Film and television 

 Captain Scarlet and the Mysterons was a British 1960s science-fiction marionette TV series. The captains are all named after a color, including Scarlet, Magenta, White and Grey.
 The Scarlet Pumpernickel is a 1950 Looney Tunes short starring Daffy Duck, a parody of The Scarlet Pimpernel.
 Wanda Maximoff aka Scarlet Witch is the protagonist of WandaVision the 2021 Television miniseries.

Literature

 The novel The Scarlet Letter by 19th-century American writer Nathaniel Hawthorne depicts the life of the fictional character Hester Prynne, who wears a prominent scarlet letter "A" (for "adulteress") on her chest as a punishment for adultery.
 A Study in Scarlet was an 1888 detective-mystery novel by Sir Arthur Conan Doyle, introducing and featuring Sherlock Holmes, solving a baffling mystery whose main clue was a message painted on a wall in blood.
 The Scarlet Pimpernel was a popular play and novel about intrigue and adventure during the French Revolution, written by Baroness Emmuska Orczy. The play was first staged in London in 1903, about an English lord, Sir Percy Blakely (Blakeney), who wore a disguise and rescued French nobles from the guillotine during the French Revolution. He was supported by a secret club, the League of the Scarlet Pimpernel, and left the red flower of that name as his calling card. The Baroness later converted her play into a highly successful novel, upon which several movies were based.
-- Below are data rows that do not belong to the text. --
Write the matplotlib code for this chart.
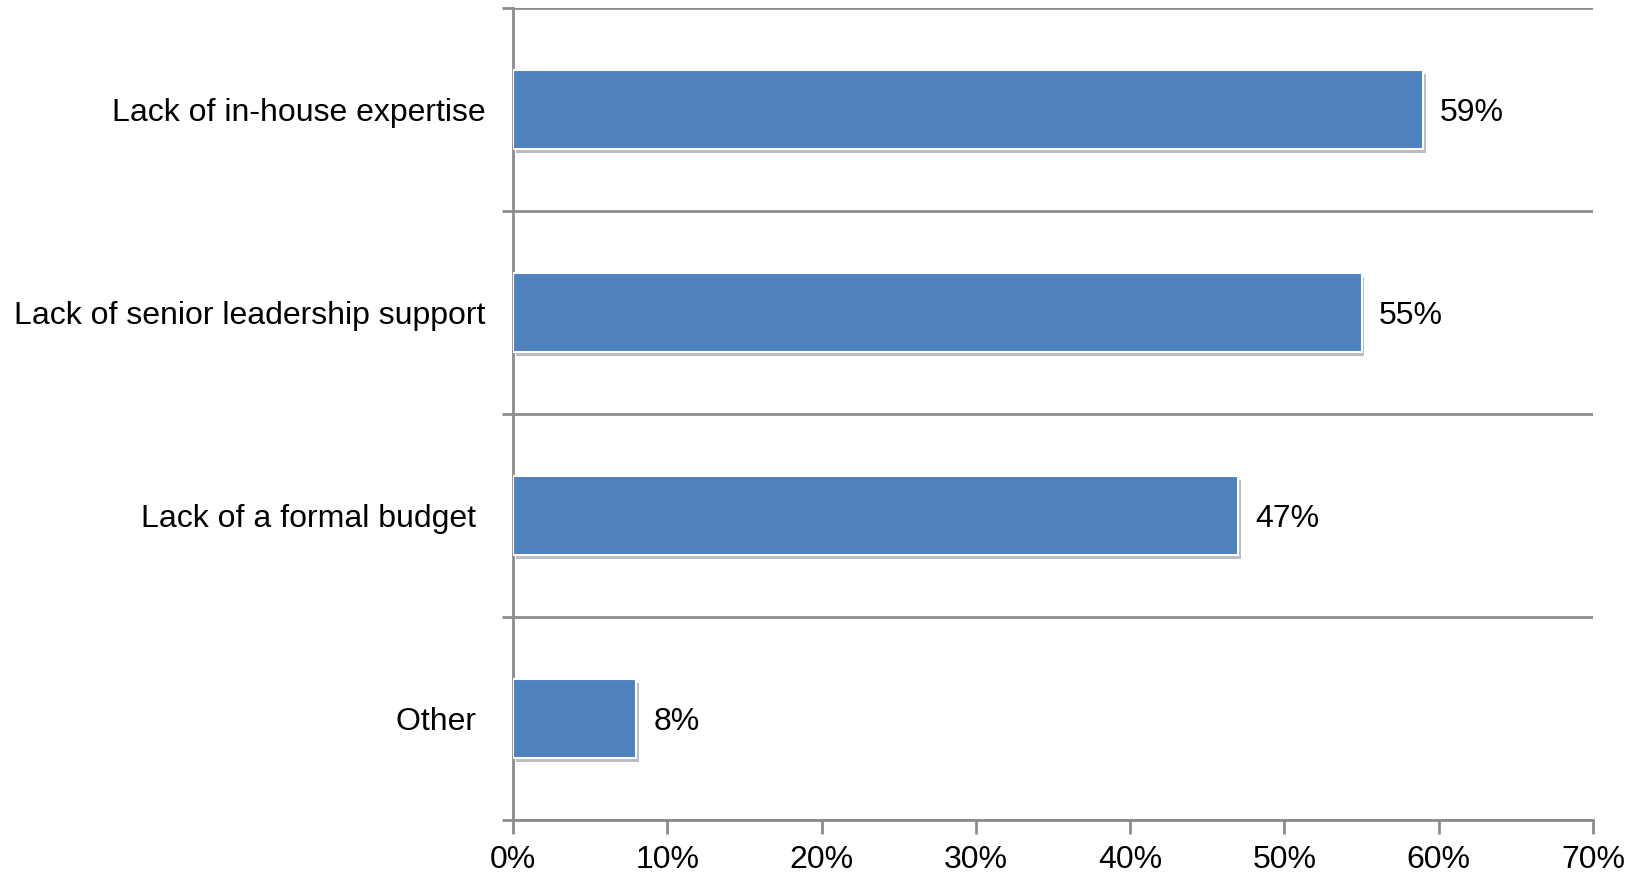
import matplotlib.pyplot as plt
import matplotlib.patheffects as pe
from matplotlib.ticker import FuncFormatter, FixedLocator

plt.rcParams['font.family'] = ['Liberation Sans', 'DejaVu Sans']

categories = ['Lack of in-house expertise', 'Lack of senior leadership support',
              'Lack of a formal budget ', 'Other ']
values = [59, 55, 47, 8]

fig = plt.figure(figsize=(16.38, 8.74), dpi=100)
ax = fig.add_axes([0.3132, 0.0618, 0.6593, 0.929])

pos = list(range(len(categories)))[::-1]
bars = ax.barh(pos, values, height=0.39, color='#4F81BD', edgecolor='white',
               linewidth=1.5, zorder=3)
for b in bars:
    b.set_path_effects([pe.SimplePatchShadow(offset=(2, -3), alpha=0.3),
                        pe.Normal()])

# value labels just past the end of each bar
for p, v in zip(pos, values):
    ax.text(v + 1.1, p, f'{v}%', va='center_baseline', ha='left', fontsize=23)

ax.set_xlim(0, 70)
ax.set_ylim(-0.5, len(categories) - 0.5)

ax.set_yticks(pos)
ax.set_yticklabels(categories, fontsize=23)
ax.tick_params(axis='y', which='major', length=0, pad=20)
# separators between the categories
ax.yaxis.set_minor_locator(FixedLocator([-0.5, 0.5, 1.5, 2.5, 3.5]))
ax.tick_params(axis='y', which='minor', length=8, width=2, color='#8c8c8c')
ax.grid(axis='y', which='minor', color='#8c8c8c', linewidth=2, zorder=1)

ax.set_xticks(range(0, 71, 10))
ax.xaxis.set_major_formatter(FuncFormatter(lambda x, _: f'{int(x)}%'))
ax.tick_params(axis='x', length=10, width=2, color='#8c8c8c', labelsize=23, pad=8)

for side in ['top', 'right']:
    ax.spines[side].set_visible(False)
for side in ['left', 'bottom']:
    ax.spines[side].set_color('#8c8c8c')
    ax.spines[side].set_linewidth(2)

fig.savefig('out.png', dpi=100)
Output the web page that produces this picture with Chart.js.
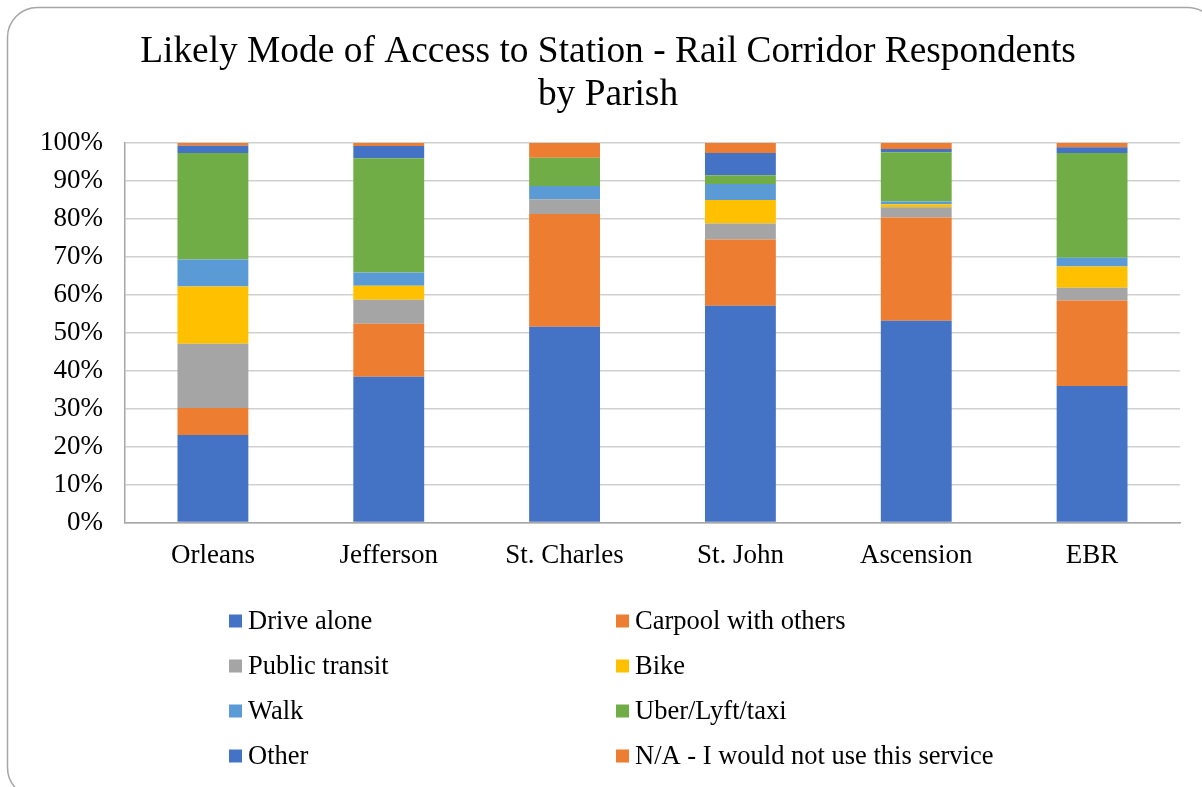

The hero, who lived a double life as a foppish British aristocrat by day and a disguised fighter for justice by night, inspired later heroes such as Batman and Superman.

Military
 In the modern British army, scarlet is still worn by the Foot Guards, the Life Guards, and by some regimental bands or drummers for ceremonial purposes. Officers and NCOs of those regiments which previously wore red retain scarlet as the color of their "mess" or formal evening jackets. The Royal Gibraltar Regiment has a scarlet tunic in its winter dress.
 Scarlet is worn for some full dress, military band or mess uniforms in the modern armies of a number of the countries that made up the former British Empire. These include the Australian, Jamaican, New Zealand, Fijian, Canadian, Kenyan, Ghanaian, Indian, Singaporean, Sri Lankan and Pakistani armies.
 The musicians of the United States Marine Corps Band wear red, following an 18th-century military tradition that the uniforms of band members are the reverse of the uniforms of the other soldiers in their unit. Since the US Marine uniform is blue with red facings, the band wears the reverse.
 The Brazilian Marine Corps wears a red dress uniform.
 Red Serge is the uniform of the Royal Canadian Mounted Police, created in 1873 as the North-West Mounted Police, and given its present name in 1920. The uniform was adapted from the tunic of the British Army. Cadets at the Royal Military College of Canada also wear red dress uniforms.
 Scarlet is the branch color of the United States Army Field Artillery Corps.
 Scarlet and gold are the colors of the United States Marine Corps.
 Scarlet is the color of the beret given to United States Air Force Combat Controllers, after completion of Combat Control School at Pope Air Force Base.

Orders and decorations
 Scarlet is the color of the robes and sash of the Order of the Bath in the United Kingdom, and the Order has a Gentleman Usher of the Scarlet Rod.

Religion
In the Roman Catholic Church, scarlet robes — symbolizing the color of the blood of Christ and the Christian martyrs — are worn by cardinals as a symbol of their willingness to defend their faith with their own blood. In the Lutheran tradition, scarlet is the color for paraments for Palm or Passion Sunday, and for all of Holy Week through Maundy Thursday.

Prostitution
In countries that have traditionally been dominated by Christian ideas, scarlet is associated with prostitution. The Book of Revelation refers to the Whore of Babylon riding upon a "scarlet beast" and dressed in purple and scarlet. The phrase Great Scarlet Whore has been used by Puritans in the 17th century, and the phrase The Scarlet Woman was used by many Protestants and later Mormons in North America well into the 20th century. Scarlet and crimson are also linked to the Judeo-Christian concept of sin in the Book of Isaiah, rendered in the King James Version "though your sins be as scarlet, they shall be as white as snow; though they be red like crimson, they shall be as wool."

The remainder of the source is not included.